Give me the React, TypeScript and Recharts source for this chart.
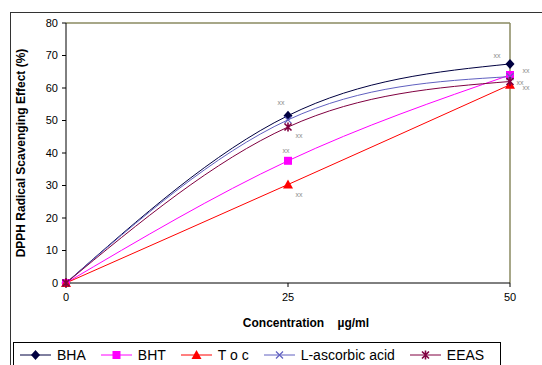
import { LineChart, Line, XAxis, YAxis, ReferenceLine } from "recharts";

// concentration (µg/ml)
const concentrations = [0, 25, 50];

// DPPH radical scavenging effect (%)
const bha = [0, 51.5, 67.4];
const bht = [0, 37.6, 64];
const toc = [0, 30.3, 61];
const ascorbic = [0, 50.2, 63.5];
const eeas = [0, 48, 62];

// significance marks next to the points
const bhaSig = ["", "xx", "xx"];
const bhtSig = ["", "xx", "xx"];
const tocSig = ["", "xx", "xx"];
const ascorbicSig = ["", "", ""];
const eeasSig = ["", "xx", "xx"];

const yTicks = [0, 10, 20, 30, 40, 50, 60, 70, 80];
const xTicks = [0, 25, 50];

const data = concentrations.map((c, i) => ({
  conc: c,
  bha: bha[i],
  bht: bht[i],
  toc: toc[i],
  ascorbic: ascorbic[i],
  eeas: eeas[i],
}));

type Shape = "diamond" | "square" | "triangle" | "cross" | "star";

interface Series {
  key: string;
  name: string;
  color: string;
  shape: Shape;
  sig: string[];
  // label offsets per point index
  offsets: [number, number][];
}

const series: Series[] = [
  { key: "bha", name: "BHA", color: "#000040", shape: "diamond", sig: bhaSig, offsets: [[0, 0], [-7, -11], [-13, -6]] },
  { key: "bht", name: "BHT", color: "#ff00ff", shape: "square", sig: bhtSig, offsets: [[0, 0], [-2, -8], [16, -2]] },
  { key: "toc", name: "T o c", color: "#ff0000", shape: "triangle", sig: tocSig, offsets: [[0, 0], [11, 12], [16, 5]] },
  { key: "ascorbic", name: "L-ascorbic acid", color: "#6060c0", shape: "cross", sig: ascorbicSig, offsets: [[0, 0], [0, 0], [0, 0]] },
  { key: "eeas", name: "EEAS", color: "#800040", shape: "star", sig: eeasSig, offsets: [[0, 0], [11, 11], [10, 3]] },
];

function Marker({ shape, cx, cy, color }: { shape: Shape; cx: number; cy: number; color: string }) {
  if (shape === "diamond")
    return <path d={`M${cx},${cy - 5}L${cx + 4.5},${cy}L${cx},${cy + 5}L${cx - 4.5},${cy}Z`} fill={color} />;
  if (shape === "square")
    return <rect x={cx - 4} y={cy - 4} width={8} height={8} fill={color} />;
  if (shape === "triangle")
    return <path d={`M${cx},${cy - 5}L${cx + 5},${cy + 4}L${cx - 5},${cy + 4}Z`} fill={color} />;
  if (shape === "cross")
    return (
      <path
        d={`M${cx - 3.5},${cy - 3.5}L${cx + 3.5},${cy + 3.5}M${cx + 3.5},${cy - 3.5}L${cx - 3.5},${cy + 3.5}`}
        stroke={color}
        strokeWidth={1.2}
      />
    );
  return (
    <path
      d={`M${cx - 3.5},${cy - 3.5}L${cx + 3.5},${cy + 3.5}M${cx + 3.5},${cy - 3.5}L${cx - 3.5},${cy + 3.5}M${cx},${cy - 4.5}L${cx},${cy + 4.5}`}
      stroke={color}
      strokeWidth={1.6}
    />
  );
}

function makeDot(s: Series) {
  return (props: any) => {
    const { cx, cy, index } = props;
    if (cx == null || cy == null) return <g key={index} />;
    return (
      <g key={index}>
        <Marker shape={s.shape} cx={cx} cy={cy} color={s.color} />
      </g>
    );
  };
}

function makeLabel(s: Series) {
  return (props: any) => {
    const { x, y, index } = props;
    const t = s.sig[index];
    if (!t) return null;
    const [dx, dy] = s.offsets[index];
    return (
      <text
        key={index}
        x={x + dx}
        y={y + dy}
        textAnchor="middle"
        fontSize={7}
        fill="#8c8c8c"
        fontFamily="Arial, 'Liberation Sans', sans-serif"
      >
        {t}
      </text>
    );
  };
}

function LegendSample({ s }: { s: Series }) {
  return (
    <svg width={31} height={12} style={{ display: "block" }}>
      <line x1={0} y1={6} x2={31} y2={6} stroke={s.color} strokeWidth={1} />
      <Marker shape={s.shape} cx={15.5} cy={6} color={s.color} />
    </svg>
  );
}

const tickStyle = { fill: "#000", fontSize: 11, fontFamily: "Arial, 'Liberation Sans', sans-serif" };

export default function App() {
  return (
    <div
      style={{
        position: "absolute",
        left: 0,
        top: 0,
        width: 542,
        height: 365,
        overflow: "hidden",
        background: "#fff",
        fontFamily: "Arial, 'Liberation Sans', sans-serif",
      }}
    >
      <div
        style={{
          position: "absolute",
          left: 10,
          top: 12,
          width: 600,
          height: 400,
          border: "1px solid #333",
        }}
      />
      <div style={{ position: "absolute", left: 0, top: 0 }}>
        <LineChart width={542} height={365} data={data} margin={{ top: 23, right: 32, bottom: 52, left: 10 }}>
          <XAxis
            dataKey="conc"
            type="number"
            domain={[0, 50]}
            ticks={xTicks}
            height={30}
            tick={tickStyle}
            tickSize={4}
            tickMargin={6}
            axisLine={{ stroke: "#000" }}
            tickLine={{ stroke: "#000" }}
            label={() => (
              <text
                x={306}
                y={327}
                textAnchor="middle"
                fontSize={12}
                fontWeight="bold"
                fontFamily="Arial, 'Liberation Sans', sans-serif"
                fill="#000"
                style={{ whiteSpace: "pre" }}
              >
                {"Concentration    \u00b5g/ml"}
              </text>
            )}
          />
          <YAxis
            type="number"
            domain={[0, 80]}
            ticks={yTicks}
            width={56}
            tick={tickStyle}
            tickSize={4}
            tickMargin={4}
            axisLine={{ stroke: "#000" }}
            tickLine={{ stroke: "#000" }}
            label={() => (
              <text
                x={22}
                y={153}
                transform="rotate(-90 22 153)"
                textAnchor="middle"
                dominantBaseline="middle"
                fontSize={12}
                fontWeight="bold"
                fontFamily="Arial, 'Liberation Sans', sans-serif"
                fill="#000"
              >
                DPPH Radical Scavenging Effect (%)
              </text>
            )}
          />
          <ReferenceLine y={80} stroke="#8a8a60" strokeWidth={1.5} ifOverflow="visible" />
          <ReferenceLine x={50} stroke="#8a8a60" strokeWidth={1.5} ifOverflow="visible" />
          {series.map((s) => (
            <Line
              key={s.key}
              dataKey={s.key}
              name={s.name}
              type="natural"
              stroke={s.color}
              strokeWidth={1}
              dot={makeDot(s)}
              activeDot={false}
              label={makeLabel(s)}
              isAnimationActive={false}
            />
          ))}
        </LineChart>
      </div>
      <div
        style={{
          position: "absolute",
          left: 13,
          top: 342,
          width: 488,
          height: 40,
          border: "1px solid #000",
          boxSizing: "border-box",
        }}
      >
        <div style={{ display: "flex", alignItems: "center", paddingLeft: 6, paddingTop: 4, gap: 15 }}>
          {series.map((s) => (
            <div key={s.key} style={{ display: "flex", alignItems: "center", gap: 6 }}>
              <LegendSample s={s} />
              <span style={{ fontSize: 14, lineHeight: "16px", color: "#000" }}>{s.name}</span>
            </div>
          ))}
        </div>
      </div>
    </div>
  );
}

_WRITTEN TASK_: Skip every picture and return the lines above from the top through the one that contains "const concentrations = [0, 25, 50];".

_ANSWER TO THE PROBLEM_:
Give me the React, TypeScript and Recharts source for this chart.
import { LineChart, Line, XAxis, YAxis, ReferenceLine } from "recharts";

// concentration (µg/ml)
const concentrations = [0, 25, 50];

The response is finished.